[Aim of the exercise]: Make an exact copy of the entries below with the pictures removed.
Begin Supplied entries
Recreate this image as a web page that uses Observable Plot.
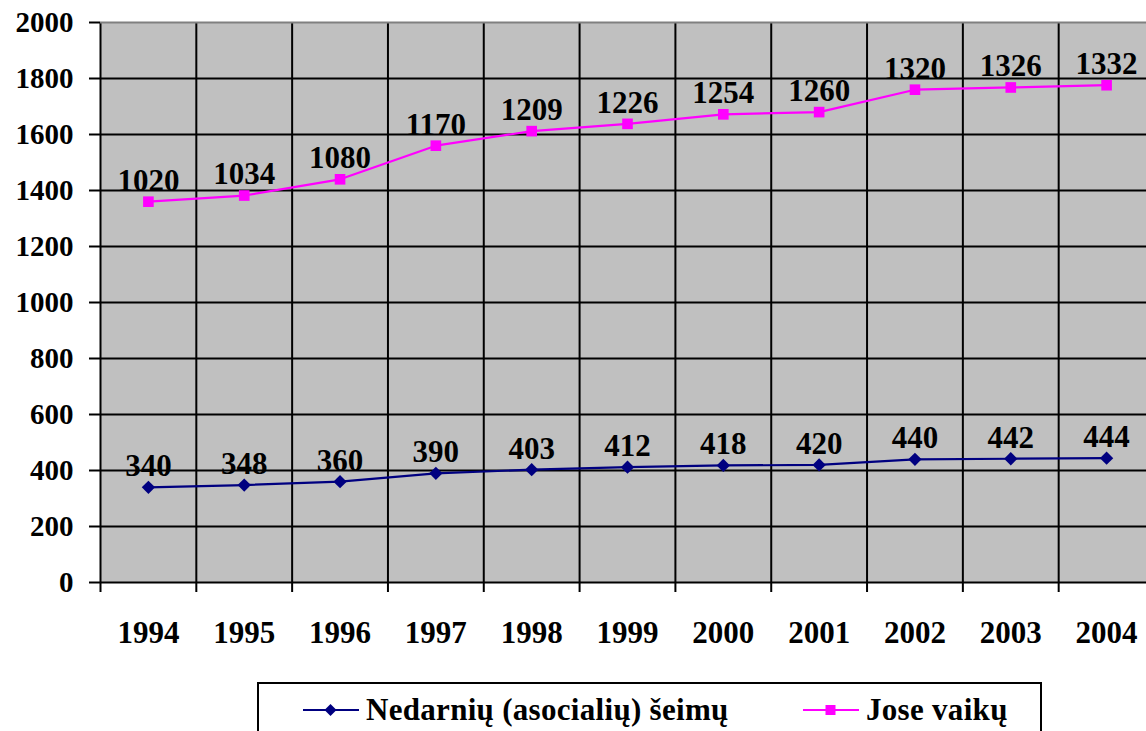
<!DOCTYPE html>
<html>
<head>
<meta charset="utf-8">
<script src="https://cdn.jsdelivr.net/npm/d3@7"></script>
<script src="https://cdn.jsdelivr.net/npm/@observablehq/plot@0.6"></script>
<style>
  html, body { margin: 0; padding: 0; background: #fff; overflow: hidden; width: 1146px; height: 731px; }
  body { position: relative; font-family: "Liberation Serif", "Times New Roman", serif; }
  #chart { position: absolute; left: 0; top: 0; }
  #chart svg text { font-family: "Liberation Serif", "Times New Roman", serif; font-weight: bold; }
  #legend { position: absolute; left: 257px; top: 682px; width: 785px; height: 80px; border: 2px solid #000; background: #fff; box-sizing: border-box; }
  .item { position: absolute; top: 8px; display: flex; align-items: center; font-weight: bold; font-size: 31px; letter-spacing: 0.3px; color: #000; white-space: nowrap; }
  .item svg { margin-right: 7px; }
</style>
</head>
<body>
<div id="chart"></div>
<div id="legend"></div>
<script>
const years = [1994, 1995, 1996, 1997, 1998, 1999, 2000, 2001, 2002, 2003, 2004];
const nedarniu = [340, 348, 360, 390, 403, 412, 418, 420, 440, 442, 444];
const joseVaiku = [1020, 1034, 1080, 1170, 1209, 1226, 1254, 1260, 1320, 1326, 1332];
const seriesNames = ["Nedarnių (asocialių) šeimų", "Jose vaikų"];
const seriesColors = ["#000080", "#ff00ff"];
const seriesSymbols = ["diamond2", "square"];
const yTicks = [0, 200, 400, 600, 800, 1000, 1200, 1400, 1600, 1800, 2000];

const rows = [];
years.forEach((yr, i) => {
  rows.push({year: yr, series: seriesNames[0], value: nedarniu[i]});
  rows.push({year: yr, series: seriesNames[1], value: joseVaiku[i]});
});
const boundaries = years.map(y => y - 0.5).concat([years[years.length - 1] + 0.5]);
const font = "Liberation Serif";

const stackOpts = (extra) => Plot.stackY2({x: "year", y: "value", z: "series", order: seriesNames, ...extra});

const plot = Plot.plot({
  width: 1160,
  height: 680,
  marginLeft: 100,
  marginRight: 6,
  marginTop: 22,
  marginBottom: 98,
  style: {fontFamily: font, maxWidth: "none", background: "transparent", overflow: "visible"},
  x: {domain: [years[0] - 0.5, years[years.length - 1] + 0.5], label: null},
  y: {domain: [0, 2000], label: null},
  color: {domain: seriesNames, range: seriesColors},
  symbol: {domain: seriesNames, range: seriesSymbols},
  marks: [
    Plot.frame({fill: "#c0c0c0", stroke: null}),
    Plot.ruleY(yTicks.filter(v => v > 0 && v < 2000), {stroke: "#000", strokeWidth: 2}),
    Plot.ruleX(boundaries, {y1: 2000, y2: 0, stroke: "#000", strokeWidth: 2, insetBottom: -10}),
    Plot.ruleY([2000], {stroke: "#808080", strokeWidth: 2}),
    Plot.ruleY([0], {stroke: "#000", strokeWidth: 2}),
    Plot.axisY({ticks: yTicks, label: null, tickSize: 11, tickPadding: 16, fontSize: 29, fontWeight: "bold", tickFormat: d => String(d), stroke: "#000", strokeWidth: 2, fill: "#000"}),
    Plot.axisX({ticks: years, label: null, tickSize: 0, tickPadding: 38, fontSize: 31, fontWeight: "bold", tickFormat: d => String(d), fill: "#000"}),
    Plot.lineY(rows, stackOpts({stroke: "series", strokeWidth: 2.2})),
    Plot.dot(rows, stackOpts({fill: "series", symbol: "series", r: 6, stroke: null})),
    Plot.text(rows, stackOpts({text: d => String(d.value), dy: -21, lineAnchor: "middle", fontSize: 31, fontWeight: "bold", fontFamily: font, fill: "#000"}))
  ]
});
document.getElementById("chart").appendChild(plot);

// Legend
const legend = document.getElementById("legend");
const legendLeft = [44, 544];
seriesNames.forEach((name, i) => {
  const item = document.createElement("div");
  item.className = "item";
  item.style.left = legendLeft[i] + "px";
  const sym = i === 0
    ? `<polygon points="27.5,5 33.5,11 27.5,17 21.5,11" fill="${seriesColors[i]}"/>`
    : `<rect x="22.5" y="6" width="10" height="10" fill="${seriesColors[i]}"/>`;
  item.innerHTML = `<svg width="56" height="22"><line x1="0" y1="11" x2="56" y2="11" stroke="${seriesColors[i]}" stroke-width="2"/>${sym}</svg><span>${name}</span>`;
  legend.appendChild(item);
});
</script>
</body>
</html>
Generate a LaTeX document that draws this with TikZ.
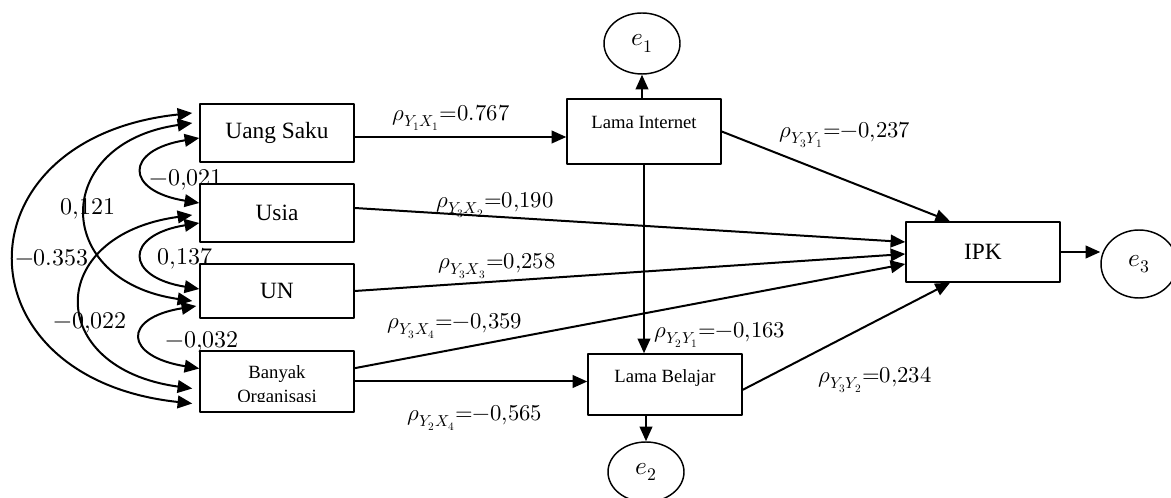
End Supplied entries
[Result]:
Recreate this image as a web page that uses Observable Plot.
<!DOCTYPE html>
<html>
<head>
<meta charset="utf-8">
<script src="https://cdn.jsdelivr.net/npm/d3@7"></script>
<script src="https://cdn.jsdelivr.net/npm/@observablehq/plot@0.6"></script>
<style>
  html, body { margin: 0; padding: 0; background: #fff; overflow: hidden; width: 1146px; height: 731px; }
  body { position: relative; font-family: "Liberation Serif", "Times New Roman", serif; }
  #chart { position: absolute; left: 0; top: 0; }
  #chart svg text { font-family: "Liberation Serif", "Times New Roman", serif; font-weight: bold; }
  #legend { position: absolute; left: 257px; top: 682px; width: 785px; height: 80px; border: 2px solid #000; background: #fff; box-sizing: border-box; }
  .item { position: absolute; top: 8px; display: flex; align-items: center; font-weight: bold; font-size: 31px; letter-spacing: 0.3px; color: #000; white-space: nowrap; }
  .item svg { margin-right: 7px; }
</style>
</head>
<body>
<div id="chart"></div>
<div id="legend"></div>
<script>
const years = [1994, 1995, 1996, 1997, 1998, 1999, 2000, 2001, 2002, 2003, 2004];
const nedarniu = [340, 348, 360, 390, 403, 412, 418, 420, 440, 442, 444];
const joseVaiku = [1020, 1034, 1080, 1170, 1209, 1226, 1254, 1260, 1320, 1326, 1332];
const seriesNames = ["Nedarnių (asocialių) šeimų", "Jose vaikų"];
const seriesColors = ["#000080", "#ff00ff"];
const seriesSymbols = ["diamond2", "square"];
const yTicks = [0, 200, 400, 600, 800, 1000, 1200, 1400, 1600, 1800, 2000];

const rows = [];
years.forEach((yr, i) => {
  rows.push({year: yr, series: seriesNames[0], value: nedarniu[i]});
  rows.push({year: yr, series: seriesNames[1], value: joseVaiku[i]});
});
const boundaries = years.map(y => y - 0.5).concat([years[years.length - 1] + 0.5]);
const font = "Liberation Serif";

const stackOpts = (extra) => Plot.stackY2({x: "year", y: "value", z: "series", order: seriesNames, ...extra});

const plot = Plot.plot({
  width: 1160,
  height: 680,
  marginLeft: 100,
  marginRight: 6,
  marginTop: 22,
  marginBottom: 98,
  style: {fontFamily: font, maxWidth: "none", background: "transparent", overflow: "visible"},
  x: {domain: [years[0] - 0.5, years[years.length - 1] + 0.5], label: null},
  y: {domain: [0, 2000], label: null},
  color: {domain: seriesNames, range: seriesColors},
  symbol: {domain: seriesNames, range: seriesSymbols},
  marks: [
    Plot.frame({fill: "#c0c0c0", stroke: null}),
    Plot.ruleY(yTicks.filter(v => v > 0 && v < 2000), {stroke: "#000", strokeWidth: 2}),
    Plot.ruleX(boundaries, {y1: 2000, y2: 0, stroke: "#000", strokeWidth: 2, insetBottom: -10}),
    Plot.ruleY([2000], {stroke: "#808080", strokeWidth: 2}),
    Plot.ruleY([0], {stroke: "#000", strokeWidth: 2}),
    Plot.axisY({ticks: yTicks, label: null, tickSize: 11, tickPadding: 16, fontSize: 29, fontWeight: "bold", tickFormat: d => String(d), stroke: "#000", strokeWidth: 2, fill: "#000"}),
    Plot.axisX({ticks: years, label: null, tickSize: 0, tickPadding: 38, fontSize: 31, fontWeight: "bold", tickFormat: d => String(d), fill: "#000"}),
    Plot.lineY(rows, stackOpts({stroke: "series", strokeWidth: 2.2})),
    Plot.dot(rows, stackOpts({fill: "series", symbol: "series", r: 6, stroke: null})),
    Plot.text(rows, stackOpts({text: d => String(d.value), dy: -21, lineAnchor: "middle", fontSize: 31, fontWeight: "bold", fontFamily: font, fill: "#000"}))
  ]
});
document.getElementById("chart").appendChild(plot);

// Legend
const legend = document.getElementById("legend");
const legendLeft = [44, 544];
seriesNames.forEach((name, i) => {
  const item = document.createElement("div");
  item.className = "item";
  item.style.left = legendLeft[i] + "px";
  const sym = i === 0
    ? `<polygon points="27.5,5 33.5,11 27.5,17 21.5,11" fill="${seriesColors[i]}"/>`
    : `<rect x="22.5" y="6" width="10" height="10" fill="${seriesColors[i]}"/>`;
  item.innerHTML = `<svg width="56" height="22"><line x1="0" y1="11" x2="56" y2="11" stroke="${seriesColors[i]}" stroke-width="2"/>${sym}</svg><span>${name}</span>`;
  legend.appendChild(item);
});
</script>
</body>
</html>
Generate a LaTeX document that draws this with TikZ.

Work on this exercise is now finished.